What is being asked: Print only the lines from the top of the data through the line with "DEPTH_X, DEPTH_Y = 8.3", both included, skipping every picture.
++++ Dataset extract ++++
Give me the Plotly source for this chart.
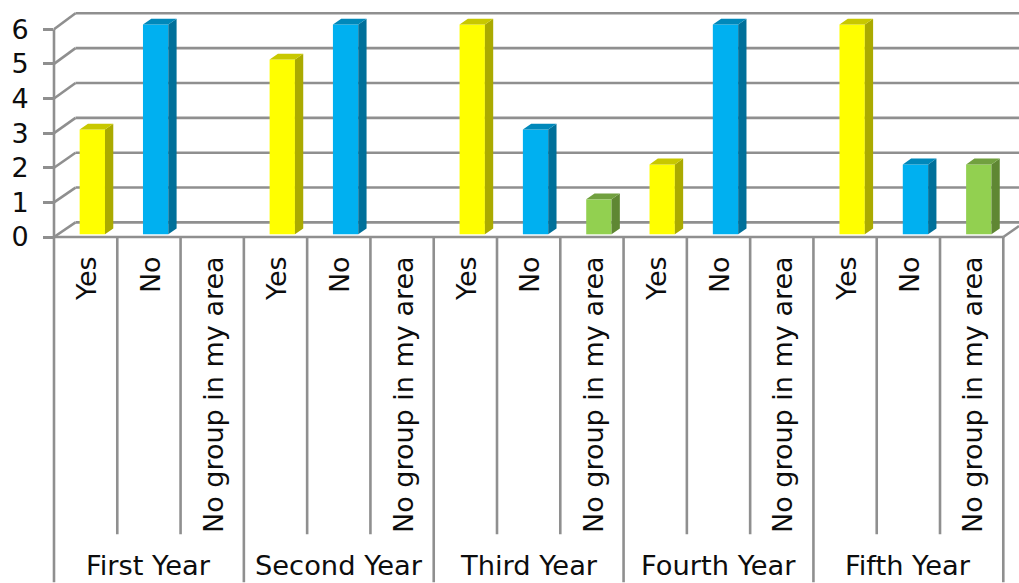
import plotly.graph_objects as go

years = ["First Year", "Second Year", "Third Year", "Fourth Year", "Fifth Year"]
options = ["Yes", "No", "No group in my area"]
yes_values = [3, 5, 6, 2, 6]
no_values = [6, 6, 3, 6, 2]
no_group_values = [0, 0, 1, 0, 2]
y_ticks = [0, 1, 2, 3, 4, 5, 6]

W, H = 1019, 583
LEFT, FLOOR, RIGHT_END = 54.3, 237.3, 1003.3
CAT = (RIGHT_END - LEFT) / 15
UNIT = 34.67
BACK_DX, BACK_DY, BACK_UNIT = 21.5, 14.6, 34.9
GRID = "#8F8F8F"
FONT = "DejaVu Sans"
TEXT = "#0d0d0d"
LINE_W = 2.6

# bar scale: zero sits a little in front of the back wall, slightly above the floor edge
BAR_X0, BAR_Y0, BAR_CAT, BAR_UNIT = 92.6, 234.6, 63.3, 35.0
BAR_W = 0.4
DEPTH_X, DEPTH_Y = 8.3 / BAR_CAT, 5.8 / BAR_UNIT

styles = {
    "Yes": ("#FFFF00", "#AAAA00", "#C8C800"),
    "No": ("#00B0F0", "#00709A", "#0088BA"),
    "No group in my area": ("#92D050", "#5F8733", "#71A03F"),
}
series = {"Yes": yes_values, "No": no_values, "No group in my area": no_group_values}

fig = go.Figure()
n_opt = len(options)
for k, opt in enumerate(options):
    xs = [i * n_opt + k for i in range(len(years))]
    ys = series[opt]
    keep = [(x, v) for x, v in zip(xs, ys) if v > 0]
    front, side, top = styles[opt]
    sx, sy, tx, ty = [], [], [], []
    for x, v in keep:
        r, l = x + BAR_W / 2, x - BAR_W / 2
        sx += [r, r + DEPTH_X, r + DEPTH_X, r, None]
        sy += [0, DEPTH_Y, v + DEPTH_Y, v, None]
        tx += [l, l + DEPTH_X, r + DEPTH_X, r, None]
        ty += [v, v + DEPTH_Y, v + DEPTH_Y, v, None]
    fig.add_trace(go.Scatter(x=sx, y=sy, mode="none", fill="toself", fillcolor=side,
                             xaxis="x2", yaxis="y2", hoverinfo="skip"))
    fig.add_trace(go.Scatter(x=tx, y=ty, mode="none", fill="toself", fillcolor=top,
                             xaxis="x2", yaxis="y2", hoverinfo="skip"))
    fig.add_trace(go.Bar(x=[p[0] for p in keep], y=[p[1] for p in keep], width=BAR_W,
                         name=opt, marker=dict(color=front, line=dict(width=0)),
                         xaxis="x2", yaxis="y2"))

plot_w = W - LEFT


def px(x):
    return (x - LEFT) / plot_w


def py(y):
    return (FLOOR - y) / FLOOR


shapes = []


def seg(x0, y0, x1, y1):
    shapes.append(dict(type="line", xref="paper", yref="paper", layer="below",
                       x0=px(x0), y0=py(y0), x1=px(x1), y1=py(y1),
                       line=dict(color=GRID, width=LINE_W)))


for v in y_ticks:
    fy = FLOOR - UNIT * v
    by = FLOOR - BACK_DY - BACK_UNIT * v
    seg(LEFT, fy, LEFT + BACK_DX, by)
    seg(LEFT + BACK_DX, by, W, by)
seg(LEFT, FLOOR, RIGHT_END, FLOOR)
seg(RIGHT_END, FLOOR, W, FLOOR - 11)
seg(LEFT, FLOOR - UNIT * 6, LEFT, H)
for c in range(1, 16):
    seg(LEFT + CAT * c, FLOOR, LEFT + CAT * c, H if c % 3 == 0 else 535)

annotations = [
    dict(text=year, xref="x", yref="paper", x=(i + 0.5) * n_opt, y=py(566),
         xanchor="center", yanchor="middle", showarrow=False,
         font=dict(family=FONT, size=27.3, color=TEXT))
    for i, year in enumerate(years)
]

tick_x = [i + 0.53 for i in range(len(years) * n_opt)]
tick_text = options * len(years)

fig.update_layout(
    width=W, height=H, margin=dict(l=LEFT, r=0, t=0, b=H - FLOOR, pad=0, autoexpand=False),
    paper_bgcolor="white", plot_bgcolor="white", showlegend=False, barmode="overlay",
    shapes=shapes, annotations=annotations,
    font=dict(family=FONT, color=TEXT),
    xaxis=dict(range=[0, plot_w / CAT], tickmode="array", tickvals=tick_x, ticktext=tick_text,
               tickangle=-90, tickfont=dict(family=FONT, size=27, color=TEXT),
               showgrid=False, zeroline=False, showline=False, ticks="", ticklabelstandoff=13),
    yaxis=dict(range=[0, FLOOR / UNIT], tickmode="array", tickvals=y_ticks,
               tickfont=dict(family=FONT, size=27, color=TEXT), showgrid=False, zeroline=False,
               showline=False, ticks="outside", ticklen=10, tickwidth=LINE_W, tickcolor=GRID,
               ticklabelstandoff=9),
    xaxis2=dict(overlaying="x", anchor="y2", visible=False,
                range=[(LEFT - BAR_X0) / BAR_CAT, (W - BAR_X0) / BAR_CAT]),
    yaxis2=dict(overlaying="y", anchor="x2", visible=False,
                range=[(BAR_Y0 - FLOOR) / BAR_UNIT, BAR_Y0 / BAR_UNIT]),
)

fig.write_html("out.html", config={"displayModeBar": False},
               post_script="document.body.style.margin='0';document.body.style.overflow='hidden';")
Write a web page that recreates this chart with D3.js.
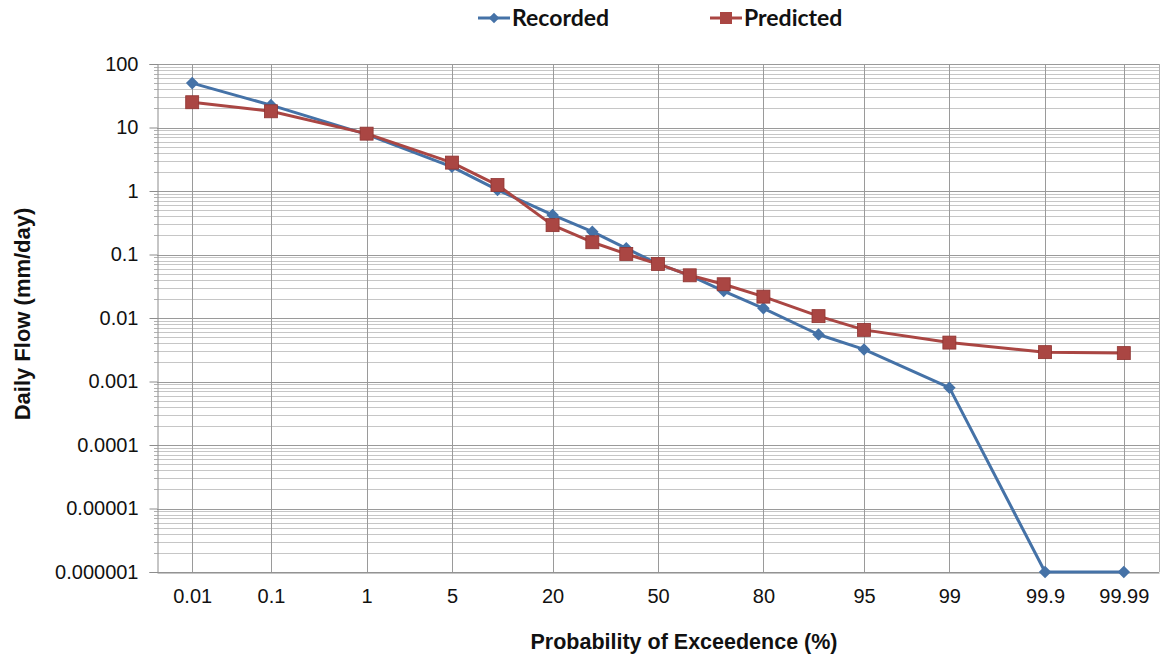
<!DOCTYPE html>
<html>
<head>
<meta charset="utf-8">
<script src="https://cdnjs.cloudflare.com/ajax/libs/d3/7.8.5/d3.min.js"></script>
<style>
  body { margin: 0; background: #fff; }
  svg { display: block; }
  .tick-label { font-family: 'Liberation Sans', Arial, sans-serif; font-size: 20px; fill: #111; }
  .axis-title { font-family: 'Liberation Sans', Arial, sans-serif; font-size: 21.5px; font-weight: bold; fill: #111; }
  .legend-label { font-family: Lato, 'Liberation Sans', sans-serif; font-size: 23px; font-weight: bold; fill: #111; }
</style>
</head>
<body>
<div id="chart"></div>
<script>
// probability of exceedence (%) for each point
const probs = [0.01, 0.1, 1, 5, 10, 20, 30, 40, 50, 60, 70, 80, 90, 95, 99, 99.9, 99.99];
const recorded = [50, 22.5, 7.8, 2.4, 1.04, 0.42, 0.229, 0.125, 0.071, 0.047, 0.0266, 0.0142, 0.0055, 0.0032, 0.0008, 0.000001, 0.000001];
const predicted = [25, 18, 8, 2.8, 1.24, 0.29, 0.156, 0.102, 0.071, 0.047, 0.034, 0.0217, 0.0107, 0.0065, 0.0041, 0.0029, 0.0028];

const xTickProbs = [0.01, 0.1, 1, 5, 20, 50, 80, 95, 99, 99.9, 99.99];
const xTickLabels = ['0.01', '0.1', '1', '5', '20', '50', '80', '95', '99', '99.9', '99.99'];
const yTickValues = [1e-6, 1e-5, 1e-4, 1e-3, 1e-2, 1e-1, 1, 10, 100];
const yTickLabels = ['0.000001', '0.00001', '0.0001', '0.001', '0.01', '0.1', '1', '10', '100'];

const seriesNames = ['Recorded', 'Predicted'];
const seriesColors = ['#4572A7', '#AA4643'];

// inverse normal CDF (Acklam) -> normal probability paper
function probit(p) {
  const a = [-3.969683028665376e+01, 2.209460984245205e+02, -2.759285104469687e+02, 1.383577518672690e+02, -3.066479806614716e+01, 2.506628277386814e+00];
  const b = [-5.447609879822406e+01, 1.615858368580409e+02, -1.556989798598866e+02, 6.680131188771972e+01, -1.328068155288572e+01];
  const c = [-7.784894002430293e-03, -3.223964580411365e-01, -2.400758277161838e+00, -2.549732539343734e+00, 4.374664141464968e+00, 2.938163982698783e+00];
  const d = [7.784695709041462e-03, 3.224671290700398e-01, 2.445134137142996e+00, 3.754408661907416e+00];
  const plow = 0.02425, phigh = 1 - plow;
  let q, r;
  if (p < plow) {
    q = Math.sqrt(-2 * Math.log(p));
    return (((((c[0]*q+c[1])*q+c[2])*q+c[3])*q+c[4])*q+c[5]) / ((((d[0]*q+d[1])*q+d[2])*q+d[3])*q+1);
  } else if (p <= phigh) {
    q = p - 0.5; r = q * q;
    return (((((a[0]*r+a[1])*r+a[2])*r+a[3])*r+a[4])*r+a[5])*q / (((((b[0]*r+b[1])*r+b[2])*r+b[3])*r+b[4])*r+1);
  }
  q = Math.sqrt(-2 * Math.log(1 - p));
  return -(((((c[0]*q+c[1])*q+c[2])*q+c[3])*q+c[4])*q+c[5]) / ((((d[0]*q+d[1])*q+d[2])*q+d[3])*q+1);
}

const width = 1162;
const height = 658;
const plot = { left: 157, right: 1159, top: 64, bottom: 572 };

const svg = d3.select('#chart').append('svg')
  .attr('width', width)
  .attr('height', height);

const zScale = d3.scaleLinear().domain([-4, 4]).range([plot.left, plot.right]);
const x = p => zScale(probit(p / 100));
const y = d3.scaleLog().domain([1e-6, 100]).range([plot.bottom, plot.top]);

// minor horizontal grid
const minorVals = [];
yTickValues.slice(0, -1).forEach(v => {
  for (let k = 2; k <= 9; k++) minorVals.push(v * k);
});

const grid = svg.append('g').attr('class', 'grid');
grid.append('g').selectAll('line')
  .data(minorVals)
  .join('line')
  .attr('x1', plot.left).attr('x2', plot.right)
  .attr('y1', d => Math.round(y(d)) + 0.5).attr('y2', d => Math.round(y(d)) + 0.5)
  .attr('stroke', '#c6c6c6')
  .attr('stroke-width', 1);

grid.append('g').selectAll('line')
  .data(yTickValues)
  .join('line')
  .attr('x1', plot.left).attr('x2', plot.right)
  .attr('y1', d => Math.round(y(d)) + 0.5).attr('y2', d => Math.round(y(d)) + 0.5)
  .attr('stroke', '#9a9a9a')
  .attr('stroke-width', 1);

grid.append('g').selectAll('line')
  .data(xTickProbs)
  .join('line')
  .attr('x1', d => Math.round(x(d)) + 0.5).attr('x2', d => Math.round(x(d)) + 0.5)
  .attr('y1', plot.top).attr('y2', plot.bottom)
  .attr('stroke', '#9a9a9a')
  .attr('stroke-width', 1);

// right border
grid.append('line')
  .attr('x1', plot.right + 0.5).attr('x2', plot.right + 0.5)
  .attr('y1', plot.top).attr('y2', plot.bottom)
  .attr('stroke', '#b0b0b0');

// y axis
const yAxis = svg.append('g')
  .attr('transform', `translate(${plot.left + 0.5},0)`)
  .call(d3.axisLeft(y).tickValues(yTickValues).tickSize(8).tickFormat((d, i) => yTickLabels[i]).tickPadding(11));
yAxis.select('.domain').attr('stroke', '#8c8c8c');
yAxis.selectAll('.tick line').attr('stroke', '#8c8c8c');
yAxis.selectAll('.tick text').attr('class', 'tick-label');

svg.append('g')
  .selectAll('line')
  .data(minorVals)
  .join('line')
  .attr('x1', plot.left - 3).attr('x2', plot.left)
  .attr('y1', d => Math.round(y(d)) + 0.5).attr('y2', d => Math.round(y(d)) + 0.5)
  .attr('stroke', '#b0b0b0');

// x axis
const xAxis = svg.append('g')
  .attr('transform', `translate(0,${plot.bottom + 0.5})`)
  .call(d3.axisBottom(zScale)
    .tickValues(xTickProbs.map(p => probit(p / 100)))
    .tickSize(0)
    .tickPadding(16)
    .tickFormat((d, i) => xTickLabels[i]));
xAxis.select('.domain').attr('stroke', '#8c8c8c');
xAxis.selectAll('.tick text').attr('class', 'tick-label');

// series
const series = [recorded, predicted];
const line = d3.line()
  .x((d, i) => x(probs[i]))
  .y(d => y(d));

series.forEach((vals, s) => {
  svg.append('path')
    .datum(vals)
    .attr('fill', 'none')
    .attr('stroke', seriesColors[s])
    .attr('stroke-width', 3)
    .attr('stroke-linejoin', 'round')
    .attr('d', line);
});

// markers
svg.append('g')
  .selectAll('path')
  .data(recorded)
  .join('path')
  .attr('d', d3.symbol(d3.symbolDiamond2, 100))
  .attr('transform', (d, i) => `translate(${x(probs[i])},${y(d)})`)
  .attr('fill', seriesColors[0]);

svg.append('g')
  .selectAll('rect')
  .data(predicted)
  .join('rect')
  .attr('x', (d, i) => x(probs[i]) - 6.5)
  .attr('y', d => y(d) - 6.5)
  .attr('width', 13)
  .attr('height', 13)
  .attr('fill', seriesColors[1])
  .attr('stroke', '#8f3431')
  .attr('stroke-width', 0.8);

// axis titles
svg.append('text')
  .attr('class', 'axis-title')
  .style('font-size', '22px')
  .attr('transform', `translate(30,314) rotate(-90)`)
  .attr('text-anchor', 'middle')
  .text('Daily Flow (mm/day)');

svg.append('text')
  .attr('class', 'axis-title')
  .attr('x', 684)
  .attr('y', 649)
  .attr('text-anchor', 'middle')
  .text('Probability of Exceedence (%)');

// legend
const legendX = [478, 710];
const legend = svg.append('g');
seriesNames.forEach((name, s) => {
  const g = legend.append('g').attr('transform', `translate(${legendX[s]},18)`);
  g.append('line')
    .attr('x1', 0).attr('x2', 32)
    .attr('stroke', seriesColors[s])
    .attr('stroke-width', 3);
  if (s === 0) {
    g.append('path')
      .attr('d', d3.symbol(d3.symbolDiamond2, 70))
      .attr('transform', 'translate(16,0)')
      .attr('fill', seriesColors[s]);
  } else {
    g.append('rect')
      .attr('x', 10).attr('y', -6).attr('width', 12).attr('height', 12)
      .attr('fill', seriesColors[s]);
  }
  g.append('text')
    .attr('class', 'legend-label')
    .attr('x', 34)
    .attr('dy', '0.35em')
    .text(name);
});
</script>
</body>
</html>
++++
Output for this task:
Give me the Plotly source for this chart.
import plotly.graph_objects as go

years = ["First Year", "Second Year", "Third Year", "Fourth Year", "Fifth Year"]
options = ["Yes", "No", "No group in my area"]
yes_values = [3, 5, 6, 2, 6]
no_values = [6, 6, 3, 6, 2]
no_group_values = [0, 0, 1, 0, 2]
y_ticks = [0, 1, 2, 3, 4, 5, 6]

W, H = 1019, 583
LEFT, FLOOR, RIGHT_END = 54.3, 237.3, 1003.3
CAT = (RIGHT_END - LEFT) / 15
UNIT = 34.67
BACK_DX, BACK_DY, BACK_UNIT = 21.5, 14.6, 34.9
GRID = "#8F8F8F"
FONT = "DejaVu Sans"
TEXT = "#0d0d0d"
LINE_W = 2.6

# bar scale: zero sits a little in front of the back wall, slightly above the floor edge
BAR_X0, BAR_Y0, BAR_CAT, BAR_UNIT = 92.6, 234.6, 63.3, 35.0
BAR_W = 0.4
DEPTH_X, DEPTH_Y = 8.3 / BAR_CAT, 5.8 / BAR_UNIT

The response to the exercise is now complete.